» PROBLEM TO WORK ON
Leaving out all pictures, please print only the lines from the one containing "Write a Python" through the one containing "plt.rcParams['font.family'] = ['Lato', 'DejaVu".

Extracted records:
━━━━
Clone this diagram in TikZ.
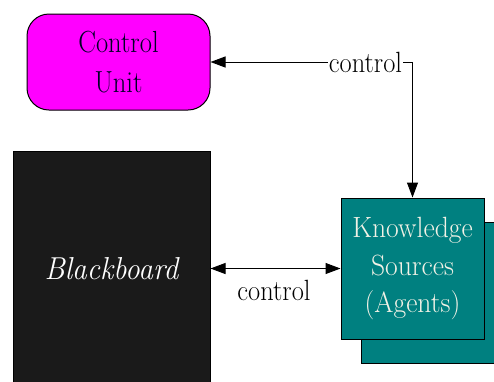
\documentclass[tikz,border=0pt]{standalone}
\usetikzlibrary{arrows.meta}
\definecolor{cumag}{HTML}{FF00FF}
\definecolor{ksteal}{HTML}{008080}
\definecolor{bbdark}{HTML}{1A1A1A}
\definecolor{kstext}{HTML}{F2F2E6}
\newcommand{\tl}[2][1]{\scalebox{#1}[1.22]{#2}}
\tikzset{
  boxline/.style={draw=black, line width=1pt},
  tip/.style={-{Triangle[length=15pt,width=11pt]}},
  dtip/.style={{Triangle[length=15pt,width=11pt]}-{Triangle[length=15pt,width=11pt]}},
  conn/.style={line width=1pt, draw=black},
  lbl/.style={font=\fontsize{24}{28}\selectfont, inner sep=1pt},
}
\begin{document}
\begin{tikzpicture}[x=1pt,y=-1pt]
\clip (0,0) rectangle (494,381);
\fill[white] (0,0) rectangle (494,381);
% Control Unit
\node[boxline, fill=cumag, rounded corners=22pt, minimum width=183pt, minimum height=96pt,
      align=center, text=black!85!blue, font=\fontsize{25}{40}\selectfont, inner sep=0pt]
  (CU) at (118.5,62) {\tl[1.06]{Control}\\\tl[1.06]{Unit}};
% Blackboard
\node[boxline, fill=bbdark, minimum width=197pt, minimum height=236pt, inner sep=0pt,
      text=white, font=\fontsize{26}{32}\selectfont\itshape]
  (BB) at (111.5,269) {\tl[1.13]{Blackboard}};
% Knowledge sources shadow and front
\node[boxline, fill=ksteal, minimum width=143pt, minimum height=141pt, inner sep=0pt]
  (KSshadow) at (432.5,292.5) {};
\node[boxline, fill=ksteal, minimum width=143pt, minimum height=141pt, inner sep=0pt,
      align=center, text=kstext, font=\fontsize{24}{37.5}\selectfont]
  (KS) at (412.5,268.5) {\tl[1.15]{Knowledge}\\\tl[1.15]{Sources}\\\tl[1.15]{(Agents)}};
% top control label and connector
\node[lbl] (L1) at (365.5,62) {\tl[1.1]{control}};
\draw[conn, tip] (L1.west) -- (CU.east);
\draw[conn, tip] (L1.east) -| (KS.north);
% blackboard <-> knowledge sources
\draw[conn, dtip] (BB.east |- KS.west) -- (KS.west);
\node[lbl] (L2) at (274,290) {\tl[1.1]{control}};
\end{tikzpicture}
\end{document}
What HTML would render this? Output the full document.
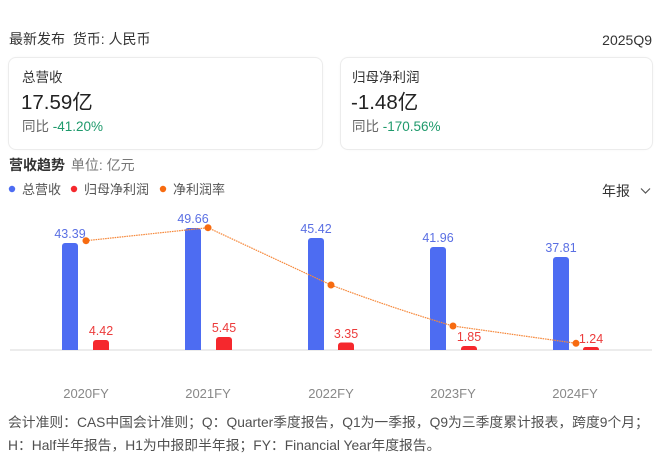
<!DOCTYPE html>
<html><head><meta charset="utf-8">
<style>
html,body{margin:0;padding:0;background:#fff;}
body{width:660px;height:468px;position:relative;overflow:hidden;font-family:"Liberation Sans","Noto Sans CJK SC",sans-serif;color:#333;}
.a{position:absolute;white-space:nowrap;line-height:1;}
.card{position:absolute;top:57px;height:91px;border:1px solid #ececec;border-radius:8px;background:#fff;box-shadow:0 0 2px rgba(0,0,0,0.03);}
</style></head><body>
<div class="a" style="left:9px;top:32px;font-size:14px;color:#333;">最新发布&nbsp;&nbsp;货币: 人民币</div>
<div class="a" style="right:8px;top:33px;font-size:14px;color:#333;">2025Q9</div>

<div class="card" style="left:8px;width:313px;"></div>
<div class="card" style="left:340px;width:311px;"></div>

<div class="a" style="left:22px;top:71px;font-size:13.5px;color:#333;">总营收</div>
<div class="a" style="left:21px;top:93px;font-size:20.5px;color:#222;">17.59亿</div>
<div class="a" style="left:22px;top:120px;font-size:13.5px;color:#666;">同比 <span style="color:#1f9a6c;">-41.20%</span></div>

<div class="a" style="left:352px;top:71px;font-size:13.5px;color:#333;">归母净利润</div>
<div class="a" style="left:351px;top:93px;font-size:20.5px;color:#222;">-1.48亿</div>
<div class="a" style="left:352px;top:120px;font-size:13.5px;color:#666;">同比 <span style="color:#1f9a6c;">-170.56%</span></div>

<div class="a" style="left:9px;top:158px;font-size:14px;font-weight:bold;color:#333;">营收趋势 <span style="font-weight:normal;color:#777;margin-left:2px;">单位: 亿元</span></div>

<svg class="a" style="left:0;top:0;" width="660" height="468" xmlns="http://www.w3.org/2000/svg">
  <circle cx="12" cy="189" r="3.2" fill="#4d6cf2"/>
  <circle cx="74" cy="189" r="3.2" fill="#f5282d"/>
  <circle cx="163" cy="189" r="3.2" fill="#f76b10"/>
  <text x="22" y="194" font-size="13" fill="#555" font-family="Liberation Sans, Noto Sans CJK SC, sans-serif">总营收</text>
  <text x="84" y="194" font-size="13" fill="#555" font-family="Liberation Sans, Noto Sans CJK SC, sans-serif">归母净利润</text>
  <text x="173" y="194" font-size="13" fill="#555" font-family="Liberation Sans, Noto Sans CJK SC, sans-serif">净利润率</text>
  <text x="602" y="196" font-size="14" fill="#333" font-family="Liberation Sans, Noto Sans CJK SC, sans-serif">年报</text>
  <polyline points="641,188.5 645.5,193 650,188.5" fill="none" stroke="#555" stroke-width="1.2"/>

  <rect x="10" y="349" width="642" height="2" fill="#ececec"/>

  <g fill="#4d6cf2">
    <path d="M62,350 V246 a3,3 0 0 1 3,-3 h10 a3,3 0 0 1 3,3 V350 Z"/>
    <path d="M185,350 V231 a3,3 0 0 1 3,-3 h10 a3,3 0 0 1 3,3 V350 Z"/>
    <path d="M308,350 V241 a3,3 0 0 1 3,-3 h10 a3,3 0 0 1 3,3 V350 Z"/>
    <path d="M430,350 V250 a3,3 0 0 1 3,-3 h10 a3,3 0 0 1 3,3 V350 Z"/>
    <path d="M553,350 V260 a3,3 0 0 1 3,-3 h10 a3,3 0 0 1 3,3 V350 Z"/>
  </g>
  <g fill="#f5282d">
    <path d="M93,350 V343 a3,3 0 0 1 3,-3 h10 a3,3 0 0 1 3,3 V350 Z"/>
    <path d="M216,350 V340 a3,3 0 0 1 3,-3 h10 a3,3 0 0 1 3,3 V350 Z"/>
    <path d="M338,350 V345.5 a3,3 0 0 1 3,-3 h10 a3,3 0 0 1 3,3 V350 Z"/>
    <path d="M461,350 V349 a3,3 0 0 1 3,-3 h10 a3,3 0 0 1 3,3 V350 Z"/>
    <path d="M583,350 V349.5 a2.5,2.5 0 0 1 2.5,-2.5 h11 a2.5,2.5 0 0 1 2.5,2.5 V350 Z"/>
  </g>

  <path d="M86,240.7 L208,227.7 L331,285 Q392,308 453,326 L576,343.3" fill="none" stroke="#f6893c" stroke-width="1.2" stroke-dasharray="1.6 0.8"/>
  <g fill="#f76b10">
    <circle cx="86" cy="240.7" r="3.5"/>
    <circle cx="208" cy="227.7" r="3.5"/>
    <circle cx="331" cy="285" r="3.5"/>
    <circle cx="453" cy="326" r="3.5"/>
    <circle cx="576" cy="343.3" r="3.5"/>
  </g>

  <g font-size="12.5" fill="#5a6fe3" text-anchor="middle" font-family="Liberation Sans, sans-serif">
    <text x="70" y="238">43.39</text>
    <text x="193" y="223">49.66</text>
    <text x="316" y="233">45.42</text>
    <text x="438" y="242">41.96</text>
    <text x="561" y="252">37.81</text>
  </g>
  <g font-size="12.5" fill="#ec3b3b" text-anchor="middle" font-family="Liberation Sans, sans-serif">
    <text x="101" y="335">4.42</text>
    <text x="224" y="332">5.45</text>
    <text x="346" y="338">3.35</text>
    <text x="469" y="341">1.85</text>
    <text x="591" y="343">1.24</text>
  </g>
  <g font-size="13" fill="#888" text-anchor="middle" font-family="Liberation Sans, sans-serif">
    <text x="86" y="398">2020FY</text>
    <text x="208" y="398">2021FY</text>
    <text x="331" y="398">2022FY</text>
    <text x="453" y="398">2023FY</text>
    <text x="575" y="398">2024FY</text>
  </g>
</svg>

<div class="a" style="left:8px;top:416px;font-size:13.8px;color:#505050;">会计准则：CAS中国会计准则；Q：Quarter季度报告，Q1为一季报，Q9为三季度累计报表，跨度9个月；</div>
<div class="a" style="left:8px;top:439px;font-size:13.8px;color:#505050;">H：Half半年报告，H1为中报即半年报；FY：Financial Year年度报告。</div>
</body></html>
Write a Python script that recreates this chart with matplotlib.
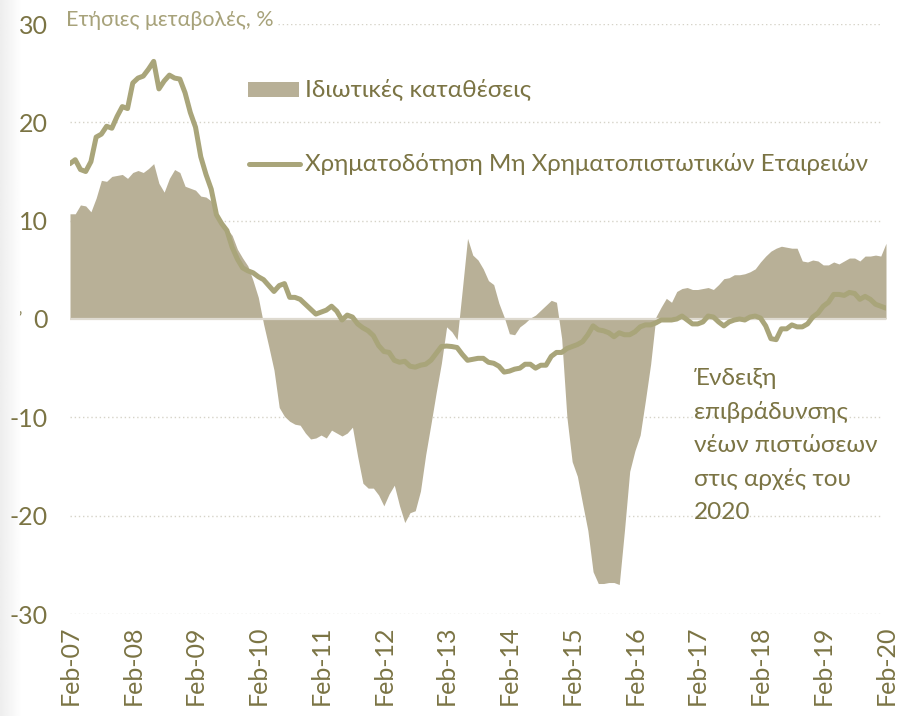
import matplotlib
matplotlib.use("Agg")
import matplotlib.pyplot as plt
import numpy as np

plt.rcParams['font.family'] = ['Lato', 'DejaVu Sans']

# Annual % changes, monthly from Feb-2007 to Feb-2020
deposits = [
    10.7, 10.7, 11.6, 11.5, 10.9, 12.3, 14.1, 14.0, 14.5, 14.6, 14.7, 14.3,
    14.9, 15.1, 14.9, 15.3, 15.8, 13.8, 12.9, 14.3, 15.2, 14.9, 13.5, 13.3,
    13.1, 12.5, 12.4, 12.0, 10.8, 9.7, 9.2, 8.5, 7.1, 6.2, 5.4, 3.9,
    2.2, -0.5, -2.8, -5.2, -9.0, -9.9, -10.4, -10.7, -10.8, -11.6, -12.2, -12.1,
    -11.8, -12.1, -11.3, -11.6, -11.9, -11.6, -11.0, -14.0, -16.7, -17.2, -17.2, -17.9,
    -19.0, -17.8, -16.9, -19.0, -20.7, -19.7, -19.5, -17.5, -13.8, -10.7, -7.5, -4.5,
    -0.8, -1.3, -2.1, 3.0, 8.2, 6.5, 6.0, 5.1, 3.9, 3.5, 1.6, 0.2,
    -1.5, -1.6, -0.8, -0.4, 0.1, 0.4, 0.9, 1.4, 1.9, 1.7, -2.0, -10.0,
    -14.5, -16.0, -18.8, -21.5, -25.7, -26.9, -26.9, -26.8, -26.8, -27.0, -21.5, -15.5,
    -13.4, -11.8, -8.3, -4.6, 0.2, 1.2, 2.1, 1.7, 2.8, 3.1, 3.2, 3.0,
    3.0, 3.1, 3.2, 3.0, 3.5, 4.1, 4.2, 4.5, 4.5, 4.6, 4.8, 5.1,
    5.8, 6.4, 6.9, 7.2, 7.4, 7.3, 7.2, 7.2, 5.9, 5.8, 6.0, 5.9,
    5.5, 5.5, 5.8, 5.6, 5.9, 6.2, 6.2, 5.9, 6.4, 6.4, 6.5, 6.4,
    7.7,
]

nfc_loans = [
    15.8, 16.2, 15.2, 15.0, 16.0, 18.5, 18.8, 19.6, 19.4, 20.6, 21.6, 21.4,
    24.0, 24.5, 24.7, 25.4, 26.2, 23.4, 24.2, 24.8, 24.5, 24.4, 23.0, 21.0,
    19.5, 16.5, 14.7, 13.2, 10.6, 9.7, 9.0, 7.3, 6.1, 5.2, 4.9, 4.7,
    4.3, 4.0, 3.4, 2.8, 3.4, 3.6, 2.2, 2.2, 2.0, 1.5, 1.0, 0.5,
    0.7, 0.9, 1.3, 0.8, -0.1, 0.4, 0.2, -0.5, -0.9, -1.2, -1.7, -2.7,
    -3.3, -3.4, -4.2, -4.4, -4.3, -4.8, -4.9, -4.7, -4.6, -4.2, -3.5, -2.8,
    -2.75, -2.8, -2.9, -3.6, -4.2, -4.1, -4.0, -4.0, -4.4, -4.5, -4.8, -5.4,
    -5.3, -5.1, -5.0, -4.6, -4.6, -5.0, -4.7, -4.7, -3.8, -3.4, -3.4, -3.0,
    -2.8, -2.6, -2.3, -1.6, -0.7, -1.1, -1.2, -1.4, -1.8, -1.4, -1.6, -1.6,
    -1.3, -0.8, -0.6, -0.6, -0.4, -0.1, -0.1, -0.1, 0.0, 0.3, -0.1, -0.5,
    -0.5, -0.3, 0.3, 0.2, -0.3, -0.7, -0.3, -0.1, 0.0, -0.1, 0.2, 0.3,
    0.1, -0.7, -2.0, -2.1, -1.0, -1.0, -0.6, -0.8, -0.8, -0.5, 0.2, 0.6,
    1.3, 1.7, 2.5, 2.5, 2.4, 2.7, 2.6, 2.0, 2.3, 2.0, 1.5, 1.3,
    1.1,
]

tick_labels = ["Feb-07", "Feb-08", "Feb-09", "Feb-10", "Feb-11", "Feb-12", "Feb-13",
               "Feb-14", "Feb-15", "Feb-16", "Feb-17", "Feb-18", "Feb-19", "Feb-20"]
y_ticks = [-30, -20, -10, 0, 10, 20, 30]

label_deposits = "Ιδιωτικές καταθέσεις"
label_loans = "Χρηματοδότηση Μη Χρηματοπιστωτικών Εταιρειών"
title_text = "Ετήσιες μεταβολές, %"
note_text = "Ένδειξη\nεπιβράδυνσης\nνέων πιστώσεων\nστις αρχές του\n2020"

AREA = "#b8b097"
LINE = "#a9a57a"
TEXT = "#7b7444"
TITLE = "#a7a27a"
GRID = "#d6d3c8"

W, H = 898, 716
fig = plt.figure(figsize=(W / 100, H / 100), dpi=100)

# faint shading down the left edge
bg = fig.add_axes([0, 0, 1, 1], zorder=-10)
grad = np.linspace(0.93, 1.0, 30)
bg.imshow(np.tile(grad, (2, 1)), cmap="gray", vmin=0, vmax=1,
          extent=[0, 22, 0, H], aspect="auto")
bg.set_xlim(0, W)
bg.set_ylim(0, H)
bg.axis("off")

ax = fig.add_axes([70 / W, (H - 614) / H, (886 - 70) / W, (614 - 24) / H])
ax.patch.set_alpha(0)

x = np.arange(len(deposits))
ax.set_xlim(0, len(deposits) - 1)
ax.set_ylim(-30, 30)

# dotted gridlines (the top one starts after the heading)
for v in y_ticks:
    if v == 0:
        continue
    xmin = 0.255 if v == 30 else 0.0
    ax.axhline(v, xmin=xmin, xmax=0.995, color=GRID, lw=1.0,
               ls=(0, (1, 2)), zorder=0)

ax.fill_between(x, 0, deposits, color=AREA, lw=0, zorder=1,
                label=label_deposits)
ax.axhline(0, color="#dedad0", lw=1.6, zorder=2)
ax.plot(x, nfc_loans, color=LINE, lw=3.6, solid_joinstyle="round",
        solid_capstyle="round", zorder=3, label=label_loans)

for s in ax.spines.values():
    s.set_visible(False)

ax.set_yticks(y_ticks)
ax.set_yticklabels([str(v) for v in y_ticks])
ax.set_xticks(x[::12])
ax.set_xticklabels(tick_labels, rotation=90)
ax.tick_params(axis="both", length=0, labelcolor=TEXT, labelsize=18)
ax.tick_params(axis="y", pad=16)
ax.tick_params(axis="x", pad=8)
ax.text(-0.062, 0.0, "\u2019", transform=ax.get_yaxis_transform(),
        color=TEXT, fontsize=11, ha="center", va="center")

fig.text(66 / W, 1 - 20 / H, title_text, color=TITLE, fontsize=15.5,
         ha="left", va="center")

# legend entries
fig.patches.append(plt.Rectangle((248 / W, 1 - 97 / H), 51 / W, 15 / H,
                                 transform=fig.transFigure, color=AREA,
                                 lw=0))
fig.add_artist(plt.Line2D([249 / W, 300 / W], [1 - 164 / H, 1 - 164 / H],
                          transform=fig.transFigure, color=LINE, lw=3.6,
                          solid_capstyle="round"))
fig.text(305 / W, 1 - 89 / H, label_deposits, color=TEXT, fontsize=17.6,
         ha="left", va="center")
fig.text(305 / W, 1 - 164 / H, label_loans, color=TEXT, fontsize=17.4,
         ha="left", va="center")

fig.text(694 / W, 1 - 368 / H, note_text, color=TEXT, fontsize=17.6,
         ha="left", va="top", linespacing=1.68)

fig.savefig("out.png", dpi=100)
━━━━
» SOLUTION FOR THIS EXERCISE
Write a Python script that recreates this chart with matplotlib.
import matplotlib
matplotlib.use("Agg")
import matplotlib.pyplot as plt
import numpy as np

plt.rcParams['font.family'] = ['Lato', 'DejaVu Sans']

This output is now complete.